* _WHAT THIS TASK INVOLVES_
Return, exactly as written, the lines that start at the one holding "Rebuild this chart" and end at the one holding "import numpy as np", with both of those lines kept. Skip any pictures.

* _GIVEN ENTRIES_
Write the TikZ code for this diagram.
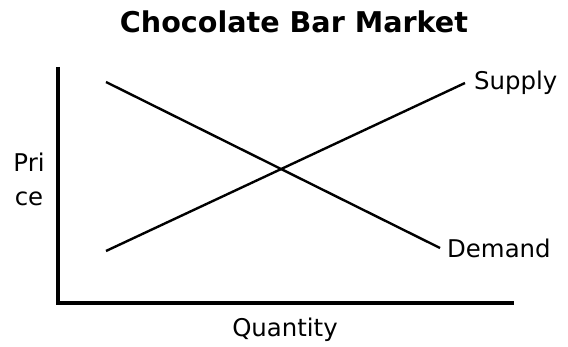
\documentclass[tikz,border=0pt]{standalone}
\usepackage{fontspec}
\setmainfont{DejaVu Sans}
\usetikzlibrary{positioning}

\begin{document}
\begin{tikzpicture}[
  x=1pt,y=-1pt,
  every node/.style={font=\fontsize{24.4}{34}\selectfont,inner sep=0pt},
  ttl/.style={font=\fontsize{28.6}{32}\selectfont\bfseries},
  ax/.style={line width=4.5pt},
  crv/.style={line width=2.4pt},
]

%% ── Canvas ───────────────────────────────────────────────────────────────
\useasboundingbox[fill=white] (0,0) rectangle (568,347);

%% ── Title ────────────────────────────────────────────────────────────────
\node[ttl] (title) at (294,22) {Chocolate Bar Market};

%% ── Axes ─────────────────────────────────────────────────────────────────
\coordinate (ytop) at (58,67);
\coordinate (xend) at (514,303);
\draw[ax] (ytop) |- (xend);

\node[align=center] (price) at (29,179) {Pri\\ce};
\node (qty) at (285,330) {Quantity};

%% ── Supply and demand ────────────────────────────────────────────────────
\coordinate (s0) at (106,251);
\coordinate (s1) at (465,83);
\coordinate (d0) at (106,82);
\coordinate (d1) at (440,248);

\node[right=9pt of s1] (supply) {Supply};
\node[right=7pt of d1] (demand) {Demand};

\draw[crv] (s0) -- (s1);
\draw[crv] (d0) -- (d1);

\end{tikzpicture}
\end{document}
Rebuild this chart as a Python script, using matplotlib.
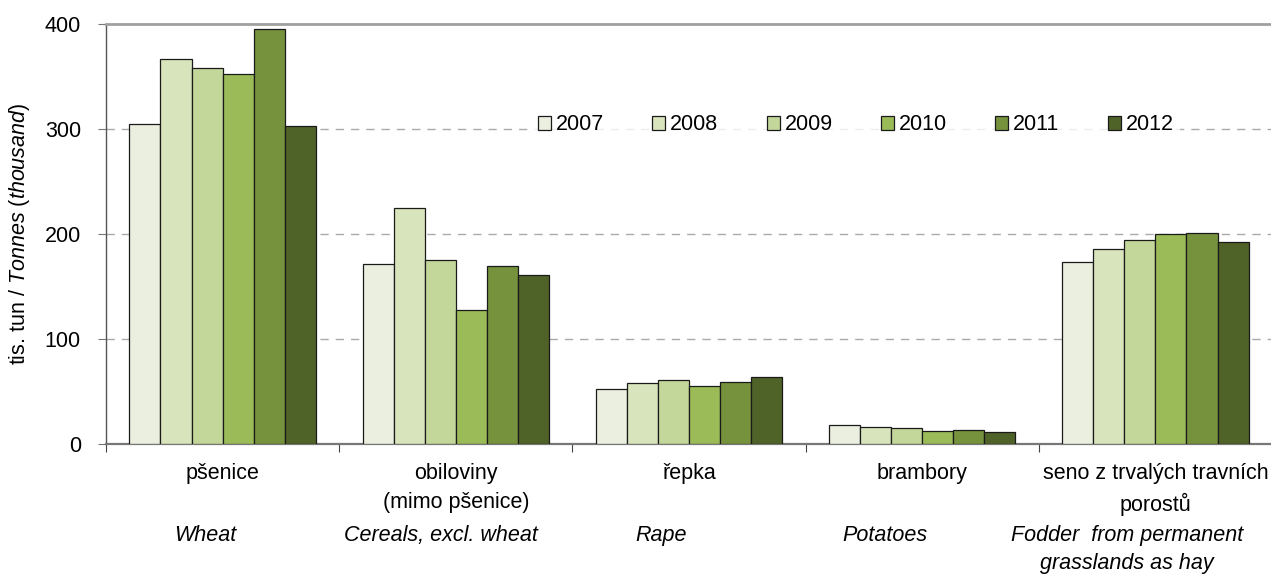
import matplotlib
matplotlib.use("Agg")
import matplotlib.pyplot as plt
from matplotlib.patches import Patch
import numpy as np

plt.rcParams['font.family'] = ['Liberation Sans', 'DejaVu Sans']
plt.rcParams['mathtext.fontset'] = 'custom'
plt.rcParams['mathtext.rm'] = 'Liberation Sans'
plt.rcParams['mathtext.it'] = 'Liberation Sans:italic'

categories_cz = ["pšenice", "obiloviny\n(mimo pšenice)", "řepka", "brambory",
                 "seno z trvalých travních\nporostů"]
categories_en = ["Wheat", "Cereals, excl. wheat", "Rape", "Potatoes",
                 "Fodder  from permanent\ngrasslands as hay"]
years = ["2007", "2008", "2009", "2010", "2011", "2012"]
values = {
    "2007": [305, 171, 52, 18.5, 173],
    "2008": [367, 225, 58, 16.5, 186],
    "2009": [358, 175, 60.5, 15.5, 194],
    "2010": [352, 128, 55, 12, 200],
    "2011": [395, 170, 59.5, 13, 201],
    "2012": [303, 161, 64, 11, 192],
}
colors = ["#EBEFDF", "#D8E4BC", "#C4D79B", "#9BBB59", "#76923C", "#4F6228"]
yticks = [0, 100, 200, 300, 400]

FS = 15.5
W, H = 1271, 575
fig = plt.figure(figsize=(W / 100, H / 100), dpi=100)
ax = fig.add_axes([106 / W, 1 - 444 / H, 1166 / W, 420 / H])

n = len(years)
x = np.arange(len(categories_cz))
group_w = 0.8
bw = group_w / n
handles = []
for i, (yr, c) in enumerate(zip(years, colors)):
    ax.bar(x - group_w / 2 + bw * (i + 0.5), values[yr], width=bw, color=c,
           edgecolor="#1a1a1a", linewidth=0.9, zorder=3)
    handles.append(Patch(facecolor=c, edgecolor="#1a1a1a", linewidth=0.9, label=yr))

ax.set_xlim(-0.5, len(categories_cz) - 0.5)
ax.set_ylim(0, 400)
ax.set_yticks(yticks)
ax.set_yticklabels([str(v) for v in yticks], fontsize=FS)
for v in yticks[1:-1]:
    ax.axhline(v, color="#AAAAAA", linewidth=1.0, linestyle=(0, (6, 5)), zorder=1)

ax.set_xticks(np.arange(len(categories_cz) + 1) - 0.5)
ax.set_xticklabels([])
ax.set_xticks(x, minor=True)
ax.set_xticklabels(categories_cz, minor=True, fontsize=FS, linespacing=1.45, va="top")
ax.tick_params(axis="x", which="minor", length=0, pad=14)
ax.tick_params(axis="x", which="major", length=6, direction="out", color="#444444")
ax.tick_params(axis="y", length=6, direction="out", color="#777777", pad=12)

ax.spines["right"].set_visible(False)
ax.spines["top"].set_color("#A0A0A0")
ax.spines["top"].set_linewidth(2)
ax.spines["left"].set_color("#555555")
ax.spines["left"].set_linewidth(1.0)
ax.spines["bottom"].set_color("#777777")
ax.spines["bottom"].set_linewidth(1.6)

ax.set_ylabel(r"tis. tun / $\it{Tonnes\ (thousand)}$", fontsize=FS, labelpad=9)

en_x = [205, 441, 661, 885, 1127]
for label, px in zip(categories_en, en_x):
    fig.text(px / W, 1 - 525 / H, label, fontsize=FS, style="italic",
             ha="center", va="top", linespacing=1.45)

leg = ax.legend(handles=handles, ncol=6, loc="center", bbox_to_anchor=(0.643, 0.76),
                frameon=True, fancybox=False, fontsize=FS, handlelength=0.6,
                handleheight=0.6, handletextpad=0.23, columnspacing=2.25,
                borderpad=0.3)
leg.get_frame().set_facecolor("white")
leg.get_frame().set_edgecolor("none")
leg.set_zorder(5)

fig.savefig("out.png", dpi=100)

* _REPLY_
Rebuild this chart as a Python script, using matplotlib.
import matplotlib
matplotlib.use("Agg")
import matplotlib.pyplot as plt
from matplotlib.patches import Patch
import numpy as np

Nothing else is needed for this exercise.